Шестой абзац. Следует яркая картина этой части СПб – “…известка, леса, кирпич, пыль…” – но ключевое слово “вонь”; на общем фоне контрастнее различается облик героя – общий план: у героя, оказывается, “тонкие черты” – это на них мелькнуло “чувство глубочайшего омерзения”.
Появился повод (возможность) коснуться внешности.
“Кстати, он был замечательно хорош собою, с прекрасными темными глазами, темно-рус, ростом выше среднего, тонок и строен”.
Будто солнечный луч скользнул по герою. Об этом промолвлено между делом (сказано ж: “кстати”), словно нарочно для будущих экранизаторов и экзаменаторов-садистов; нормальный же читатель волен забыть эту фразу, тем более что сам герой уже в следующем предложении демонстрирует пример беспамятства: “Но скоро он впал как бы в глубокую задумчивость, даже, вернее сказать, как бы в какое-то забытье, и пошел, уже не замечая окружающего, да и не желая замечать его”. И далее – о той самой манере думать вслух: “Изредка только бормотал он что-то про себя, от своей привычки к монологам…”
Вот-вот, бормотал…
Задержимся на бормотании.
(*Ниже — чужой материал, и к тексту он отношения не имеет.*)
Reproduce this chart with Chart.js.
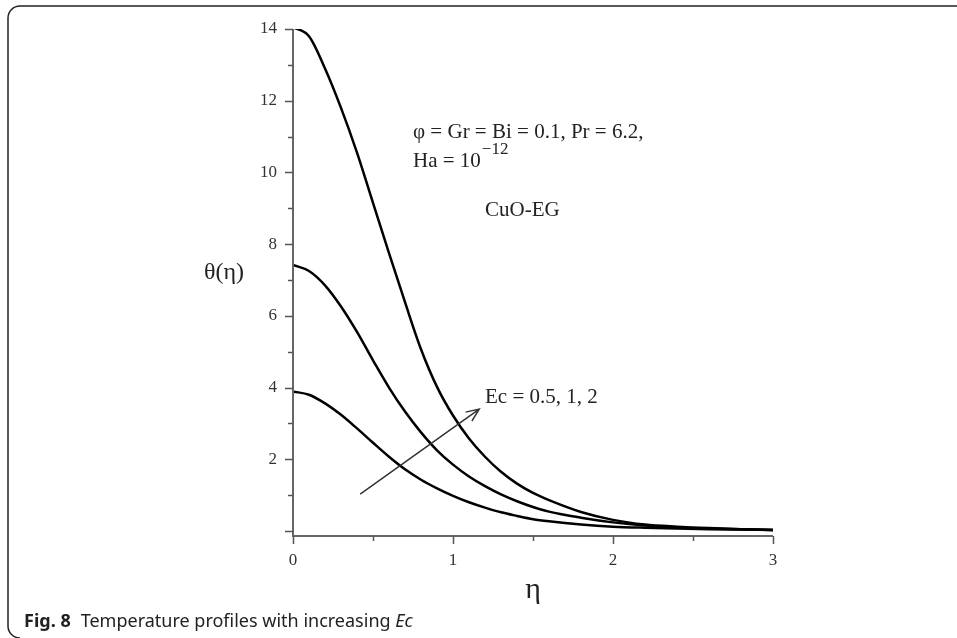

Прямые мысли героя будут нам подаваться двояко – когда герой “думает” и когда “бормочет”. Так, он будет бормотать “в смущении” прямо через абзац, сетуя на свою приметную шляпу. (Ее описанию уделяется больше красок, чем внешности героя, хотя справедливости ради: шляпа ведь тоже элемент внешности…) Скоро его бормотанием, едва ли не на полглавы, прозвучит монолог о печальном положении семьи и безвыходности своего положения. “И какой случай навсегда потерял!” – пробормочет он, не сумев добыть топор в хозяйкиной кухне. “Боже мой! Надо бежать, бежать!” – пробормочет, уже убив. Будет панически бормотать, собираясь в полицейскую контору. Будет еще бормотать и еще… И “думать” пространными монологами. Вопрос: всегда ли он “думает” не бормоча?